I often purchase spare of the moment ingredients I see, temptation too overpowering. I usually have no idea on how I will use said ingredient, but I am overwhelmed with the need to have them.
This doesn’t present such a problem when they are pantry items. I have a list of pantry items waiting for me to play around in the kitchen with them. The problem is when it is fresh produce, like unusual fruit or vegetables, or simply in season, which grab my attention.
This is what happened with these pears. I spent the Saturday out shopping and have a lovely lunch with Amanda. On venturing into the local Asian grocery store, I spied these mini pears. I apologise now that I have no idea what variety they are, just small, cute as a button little pears. I just had to have them.
Of course, as Amanda and I do, we often buy the same ‘special’ ingredients when out shopping together. Even when not shopping together and with no discussion between us our brains will be on the same wavelength. You will find the odd similar recipe or ingredient use on our blogs, which is rather funny as our styles are quite different. The peach popsicle recipes are a great example. Amanda also purchased the pears, please check out her stunning poached pear & mascarpone tart recipe.
My pears remained untouched in the fridge for a while. The boys were told to stay away (not that they would eat them in any case, they were fruit after all), and life was busy. It then came to my realization that I was heading out of Sydney for a few days. I was pretty sure the pears wouldn’t last in their current form, and the idea of cooking them for use later came to mind.
I thought back to my whole candied orange recipe, and decided to use a cooking method somewhere between candying and normal poaching. I wanted the pears to have more of a candied result, but I didn’t have the time to truly candy them. I went for a heavy handed sugar poaching approach. Which also resulted in a beautiful tasting and smelling syrup.
You will end up with far more syrup than you need for the cup cakes. I have found that the syrup works as a wonderful replacement for maple syrup on pancakes, drizzled over fruit etc.
You will note in the ingredient list the addition of rhubarb syrup. This was one of those pantry items lined up ready to be played with. I am not sure the use adds too much to the end result of the syrup. If you don’t have this in your cupboard, don’t run out and buy a bottle just for this recipe, add some vanilla extract instead.
The cup cakes are dense and moist. Would be prefect served with some thick cream on the side and an extra drizzle of pear sugar syrup.
- 150 grams butter
- ¼ cup caster sugar
- ¼ cup brown sugar - firmly packed
- 3 eggs
- 2 cups almond meal
- ¼ cup rice flour
- ½ teaspoon cinnamon
- ½ teaspoon nutmeg
- 10 sugar poached pears
- Pear sugar syrup
- Pre-heat oven at 170 deg C (340 deg F). Prepare a large size cup cake tray (or muffin tray) with 10 paper cup cake cases.
- Using an electric mixer beat butter and sugars until well creamed.

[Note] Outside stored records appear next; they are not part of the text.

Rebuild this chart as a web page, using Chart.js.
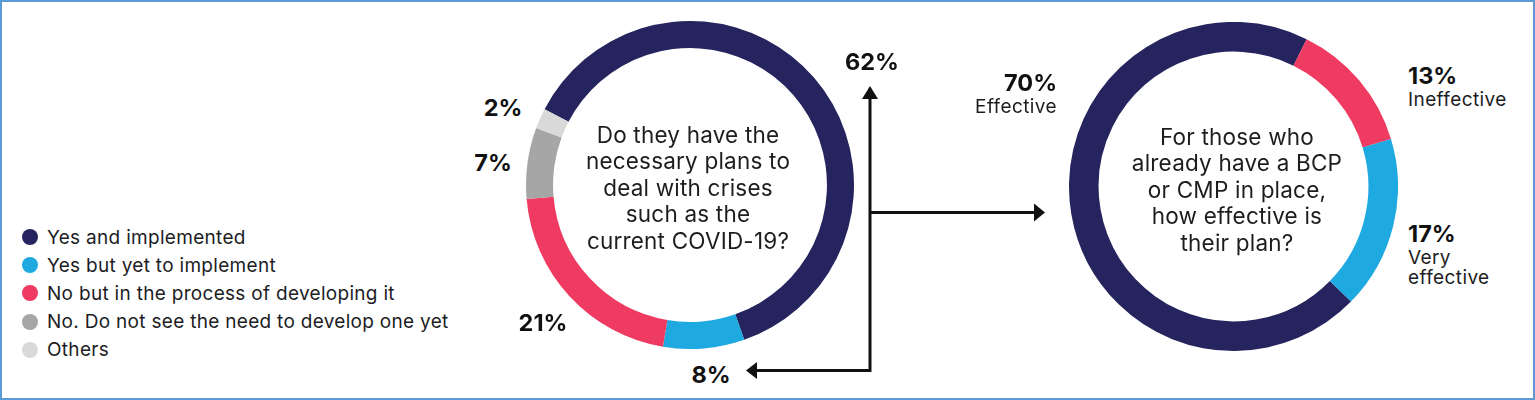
<!DOCTYPE html>
<html>
<head>
<meta charset="utf-8">
<script src="https://cdn.jsdelivr.net/npm/chart.js@4/dist/chart.umd.min.js"></script>
<style>
  html, body { margin: 0; padding: 0; background: #fff; }
  body { width: 1535px; height: 400px; position: relative; overflow: hidden; font-family: Inter, "Noto Sans", sans-serif; color: #1d1d1f; }
  .frame { position: absolute; left: 0; top: 0; width: 1535px; height: 400px; box-sizing: border-box; border: 2px solid #5b9bd5; }
  .wrap { position: absolute; }
  .center-text { position: absolute; text-align: center; font-size: 22.5px; letter-spacing: 0.2px; line-height: 26.4px; transform: translateX(-50%); white-space: nowrap; }
  .pct { position: absolute; font-weight: 700; font-size: 23.5px; line-height: 1; color: #111; white-space: nowrap; }
  .sub { position: absolute; font-size: 19px; letter-spacing: 0.4px; line-height: 20px; white-space: nowrap; }
  #legend { position: absolute; left: 22px; top: 223px; margin: 0; padding: 0; list-style: none; }
  #legend li { height: 28.2px; display: flex; align-items: center; font-size: 19px; letter-spacing: 0.3px; }
  #legend span { display: inline-block; width: 16px; height: 16px; border-radius: 50%; margin-right: 9px; }
  svg { position: absolute; left: 0; top: 0; }
</style>
</head>
<body>
<div class="frame"></div>

<div class="wrap" style="left:526px; top:21px; width:328px; height:328px;"><canvas id="plans" width="328" height="328"></canvas></div>
<div class="wrap" style="left:1069px; top:22px; width:329px; height:329px;"><canvas id="effect" width="329" height="329"></canvas></div>

<ul id="legend"></ul>

<div class="center-text" style="left:688px; top:122px;">Do they have the<br>necessary plans to<br>deal with crises<br>such as the<br>current COVID-19?</div>
<div class="center-text" style="left:1237px; top:124px;">For those who<br>already have a BCP<br>or CMP in place,<br>how effective is<br>their plan?</div>

<div id="labels"></div>

<svg width="1535" height="400">
  <g stroke="#111" stroke-width="3" fill="none">
    <polyline points="870,97 870,370.5 755,370.5"/>
    <line x1="870" y1="212.5" x2="1036" y2="212.5"/>
  </g>
  <g fill="#111">
    <polygon points="870,86 862,99 878,99"/>
    <polygon points="746,370.5 757,362 757,379"/>
    <polygon points="1045,212.5 1034,203.5 1034,221.5"/>
  </g>
</svg>

<script>
const planLabels = ['Yes and implemented', 'Yes but yet to implement', 'No but in the process of developing it', 'No. Do not see the need to develop one yet', 'Others'];
const planValues = [62, 8, 21, 7, 2];
const planColors = ['#25245e', '#1fa9e1', '#ef3a61', '#a6a6a6', '#d9d9d9'];

const effectLabels = ['Effective', 'Ineffective', 'Very effective'];
const effectValues = [70, 13, 17];
const effectColors = ['#25245e', '#ef3a61', '#1fa9e1'];

// where each percentage sits around the rings
const planLabelPos = [
  {x: 872, y: 62, align: 'center'},
  {x: 711, y: 375, align: 'center'},
  {x: 543, y: 323, align: 'center'},
  {x: 493, y: 163, align: 'center'},
  {x: 503, y: 108, align: 'center'}
];
const effectLabelPos = [
  {x: 1057, y: 83, align: 'right', sub: ['Effective']},
  {x: 1408, y: 76, align: 'left', sub: ['Ineffective']},
  {x: 1408, y: 234, align: 'left', sub: ['Very', 'effective']}
];

function ringOptions(rotation, cutout) {
  return {
    responsive: false,
    animation: false,
    cutout: cutout,
    rotation: rotation,
    layout: {padding: 0},
    plugins: {legend: {display: false}, tooltip: {enabled: false}},
    events: []
  };
}

new Chart('plans', {
  type: 'doughnut',
  data: {
    labels: planLabels,
    datasets: [{data: planValues, backgroundColor: planColors, borderWidth: 0, hoverOffset: 0, offset: 0}]
  },
  options: ringOptions(-62.5, '83.5%')
});

new Chart('effect', {
  type: 'doughnut',
  data: {
    labels: effectLabels,
    datasets: [{data: effectValues, backgroundColor: effectColors, borderWidth: 0, hoverOffset: 0, offset: 0}]
  },
  options: ringOptions(-225.6, '82%')
});

// legend
const legend = document.getElementById('legend');
planLabels.forEach((lab, i) => {
  const li = document.createElement('li');
  li.innerHTML = '<span style="background:' + planColors[i] + '"></span>' + lab;
  legend.appendChild(li);
});

// percentage labels
const labels = document.getElementById('labels');
function addPct(value, pos) {
  const d = document.createElement('div');
  d.className = 'pct';
  d.textContent = value + '%';
  d.style.top = (pos.y - 12) + 'px';
  if (pos.align === 'center') { d.style.left = pos.x + 'px'; d.style.transform = 'translateX(-50%)'; }
  else if (pos.align === 'left') { d.style.left = pos.x + 'px'; }
  else { d.style.right = (1535 - pos.x) + 'px'; }
  labels.appendChild(d);
  if (pos.sub) {
    const s = document.createElement('div');
    s.className = 'sub';
    s.innerHTML = pos.sub.join('<br>');
    s.style.top = (pos.y + 14) + 'px';
    s.style.textAlign = pos.align;
    if (pos.align === 'left') s.style.left = pos.x + 'px';
    else s.style.right = (1535 - pos.x) + 'px';
    labels.appendChild(s);
  }
}
planValues.forEach((v, i) => addPct(v, planLabelPos[i]));
effectValues.forEach((v, i) => addPct(v, effectLabelPos[i]));
</script>
</body>
</html>
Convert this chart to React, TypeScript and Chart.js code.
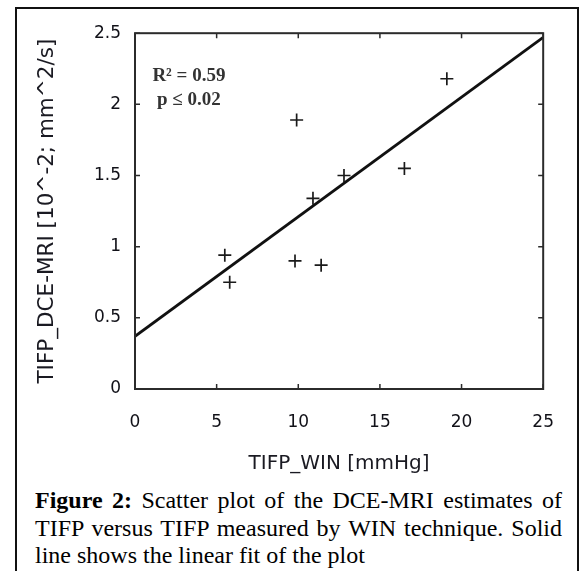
import React, { useEffect, useRef } from 'react';
import { Chart, registerables } from 'chart.js';
Chart.register(...registerables);

// Scatter data: TIFP by WIN (mmHg) vs TIFP by DCE-MRI
const winTIFP = [5.5, 5.8, 9.8, 9.9, 10.9, 11.4, 12.8, 16.5, 19.1];
const dceTIFP = [0.94, 0.75, 0.9, 1.89, 1.34, 0.87, 1.5, 1.55, 2.18];

// Linear fit end points
const fitX = [0, 25];
const fitY = [0.37, 2.47];

const xTicks = [0, 5, 10, 15, 20, 25];
const yTicks = [0, 0.5, 1, 1.5, 2, 2.5];
const xTickLabels = ['0', '5', '10', '15', '20', '25'];
const yTickLabels = ['0', '0.5', '1', '1.5', '2', '2.5'];

const xTitle = 'TIFP_WIN [mmHg]';
const yTitle = 'TIFP_DCE-MRI [10^-2; mm^2/s]';

const annotationLines = ['R\u00B2 = 0.59', 'p \u2264 0.02'];
const annotationX = 3.3;
const annotationY = [2.2, 2.03];

const captionBold = 'Figure 2:';
const captionText =
  ' Scatter plot of the DCE-MRI estimates of TIFP versus TIFP measured by WIN technique. Solid line shows the linear fit of the plot';

const boxPlugin = {
  id: 'boxTicks',
  afterDatasetsDraw(chart: any) {
    const { ctx, chartArea: a, scales } = chart;
    const xs = scales.x;
    const ys = scales.y;
    ctx.save();
    ctx.strokeStyle = '#2b2b2b';
    ctx.lineWidth = 1.5;
    const tl = 5;
    ctx.beginPath();
    xTicks.forEach((v) => {
      const px = xs.getPixelForValue(v);
      ctx.moveTo(px, a.bottom);
      ctx.lineTo(px, a.bottom - tl);
      ctx.moveTo(px, a.top);
      ctx.lineTo(px, a.top + tl);
    });
    yTicks.forEach((v) => {
      const py = ys.getPixelForValue(v);
      ctx.moveTo(a.left, py);
      ctx.lineTo(a.left + tl, py);
      ctx.moveTo(a.right, py);
      ctx.lineTo(a.right - tl, py);
    });
    ctx.stroke();
    ctx.lineWidth = 2;
    ctx.strokeRect(a.left, a.top, a.right - a.left, a.bottom - a.top);

    ctx.fillStyle = '#333';
    ctx.font = 'bold 19px "Liberation Serif", "Times New Roman", serif';
    ctx.textAlign = 'center';
    ctx.textBaseline = 'middle';
    annotationLines.forEach((t, i) => {
      ctx.fillText(t, xs.getPixelForValue(annotationX), ys.getPixelForValue(annotationY[i]));
    });
    ctx.restore();
  },
};

export default function App() {
  const canvasRef = useRef<HTMLCanvasElement | null>(null);

  useEffect(() => {
    const canvas = canvasRef.current;
    if (!canvas) return;
    const chart = new Chart(canvas, {
      type: 'scatter',
      data: {
        datasets: [
          {
            type: 'line',
            label: 'fit',
            data: fitX.map((x, i) => ({ x, y: fitY[i] })),
            borderColor: '#111',
            borderWidth: 2.8,
            pointRadius: 0,
            fill: false,
          } as any,
          {
            label: 'data',
            data: winTIFP.map((x, i) => ({ x, y: dceTIFP[i] })),
            pointStyle: 'cross',
            pointRadius: 6.5,
            pointBorderWidth: 1.7,
            borderColor: '#1a1a1a',
            backgroundColor: '#1a1a1a',
          } as any,
        ],
      },
      options: {
        responsive: false,
        animation: false,
        layout: { padding: { top: 21, right: 32, left: 0, bottom: 0 } },
        plugins: { legend: { display: false }, tooltip: { enabled: false } },
        scales: {
          x: {
            type: 'linear',
            min: 0,
            max: 25,
            border: { display: false },
            grid: { display: false, drawTicks: false },
            afterBuildTicks: (s: any) => {
              s.ticks = xTicks.map((v) => ({ value: v }));
            },
            afterFit: (s: any) => {
              s.height = 90;
            },
            ticks: {
              padding: 23,
              color: '#111118',
              font: { family: '"DejaVu Sans", Verdana, sans-serif', size: 17 },
              callback: (v: any) => {
                const i = xTicks.indexOf(Number(v));
                return i >= 0 ? xTickLabels[i] : '';
              },
            },
            title: {
              display: true,
              text: xTitle,
              color: '#1a1a22',
              font: { family: '"DejaVu Sans", Verdana, sans-serif', size: 20 },
              padding: { top: 0, bottom: 3 },
            },
          },
          y: {
            type: 'linear',
            min: 0,
            max: 2.5,
            border: { display: false },
            grid: { display: false, drawTicks: false },
            afterBuildTicks: (s: any) => {
              s.ticks = yTicks.map((v) => ({ value: v }));
            },
            afterFit: (s: any) => {
              s.width = 118;
            },
            ticks: {
              padding: 14,
              color: '#111118',
              font: { family: '"DejaVu Sans", Verdana, sans-serif', size: 17 },
              callback: (v: any) => {
                const i = yTicks.indexOf(Number(v));
                return i >= 0 ? yTickLabels[i] : '';
              },
            },
            title: {
              display: true,
              text: yTitle,
              color: '#1a1a22',
              font: { family: '"DejaVu Sans", Verdana, sans-serif', size: 21.5 },
              padding: { top: 18, bottom: 0 },
            },
          },
        },
      },
      plugins: [boxPlugin],
    });
    return () => chart.destroy();
  }, []);

  return (
    <div
      style={{
        position: 'absolute',
        left: 15,
        top: 7,
        width: 560,
        height: 562,
        borderLeft: '2px solid #111',
        borderTop: '2px solid #111',
        borderRight: '2px solid #111',
        background: '#fff',
        overflow: 'hidden',
      }}
    >
      <canvas ref={canvasRef} width={560} height={470} style={{ display: 'block' }} />
      <div
        style={{
          marginTop: 8,
          marginLeft: 18,
          width: 527,
          fontFamily: '"Liberation Serif", "Times New Roman", serif',
          fontSize: 24,
          lineHeight: '27.5px',
          textAlign: 'justify',
          color: '#000',
        }}
      >
        <b>{captionBold}</b>
        {captionText}
      </div>
    </div>
  );
}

- Add eggs one at a time, beating well between additions, to combine.
- Mix through almond meal, rice flour, cinnamon and nutmeg.
- Half fill the cup cake papers with batter. Then place a pear in each, slightly pushing down. Top up with some more batter, until cup cake papers are filled three quarters of the way.
- Bake in the over for 30 minutes or until golden brown and cooked through.
- Remove cup cakes from oven when cooked, and place on cooling rack. Spoon some of the pear sugar syrup over the cup cakes while they are cooling.
- Store cup cakes in an air tight container; they will keep for a couple of days.
- Pear Sugar Syrup: While your cup cakes are cooking, prepare your pear sugar syrup. Placed your reserved liquid from making your sugar pears in a medium size pot. Bring to the boil and cook for 10 minutes. They syrup will thicken and flavours intensify.
- 10 small pears - peeled
- 2 cups sugar
- 4 cups water
- 1 tablespoon glucose syrup
- 1 cinnamon quill
- 1 tablespoon rhubarb syrup - optional
- Place all ingredients, except pears in a large heavy base pot. Over low heat stir until sugar has dissolved.
- Add pears to the sugar mixture and slowly bring to fast simmer. Simmer pears for 30 minutes. Remove from heat and leave in pot to cool. Once cool remove pears from liquid and store in an air tight container, store in the fridge. Reserve cooled liquid in a clean jar in the fridge.